Given exercise:
Look through the material below. Copy each line that contains the string "this".

(Records from a collection)
····················
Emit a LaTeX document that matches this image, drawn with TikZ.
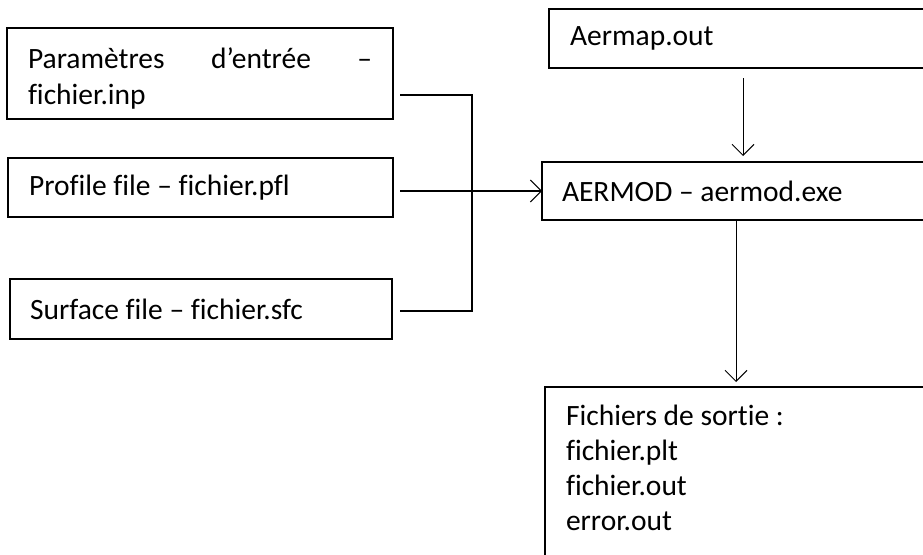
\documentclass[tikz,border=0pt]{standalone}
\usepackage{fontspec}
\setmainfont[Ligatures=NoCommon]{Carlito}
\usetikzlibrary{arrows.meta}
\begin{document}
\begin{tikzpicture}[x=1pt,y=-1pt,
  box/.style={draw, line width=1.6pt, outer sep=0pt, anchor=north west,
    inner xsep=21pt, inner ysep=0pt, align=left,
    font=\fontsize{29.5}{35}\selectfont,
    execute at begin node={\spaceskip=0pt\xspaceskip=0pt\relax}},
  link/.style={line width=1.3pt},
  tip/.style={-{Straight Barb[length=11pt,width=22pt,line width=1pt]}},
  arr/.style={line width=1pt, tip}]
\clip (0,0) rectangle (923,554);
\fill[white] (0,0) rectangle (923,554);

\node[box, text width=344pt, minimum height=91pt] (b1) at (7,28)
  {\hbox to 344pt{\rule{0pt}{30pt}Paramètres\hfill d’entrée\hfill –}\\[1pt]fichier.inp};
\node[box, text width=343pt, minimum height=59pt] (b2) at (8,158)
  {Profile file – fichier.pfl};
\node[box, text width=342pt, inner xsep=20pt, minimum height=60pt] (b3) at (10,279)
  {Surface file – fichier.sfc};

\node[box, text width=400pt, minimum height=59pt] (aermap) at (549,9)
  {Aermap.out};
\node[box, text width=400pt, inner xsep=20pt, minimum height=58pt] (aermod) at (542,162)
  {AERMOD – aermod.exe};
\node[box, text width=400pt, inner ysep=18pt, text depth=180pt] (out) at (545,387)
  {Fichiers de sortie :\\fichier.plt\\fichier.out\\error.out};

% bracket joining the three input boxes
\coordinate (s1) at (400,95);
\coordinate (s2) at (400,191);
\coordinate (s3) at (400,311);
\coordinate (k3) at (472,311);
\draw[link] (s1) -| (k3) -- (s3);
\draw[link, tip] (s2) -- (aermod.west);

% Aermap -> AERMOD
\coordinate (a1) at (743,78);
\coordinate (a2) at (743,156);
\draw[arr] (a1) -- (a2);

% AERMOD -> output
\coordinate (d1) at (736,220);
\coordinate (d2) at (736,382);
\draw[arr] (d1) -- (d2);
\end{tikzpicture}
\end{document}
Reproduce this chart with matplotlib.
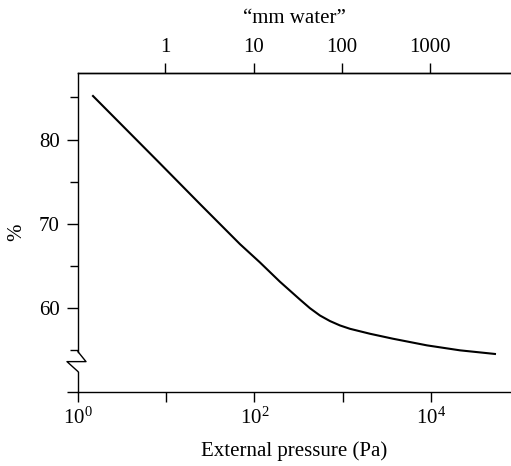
····················
Expected answer:
Emit a LaTeX document that matches this image, drawn with TikZ.
Reproduce this chart with matplotlib.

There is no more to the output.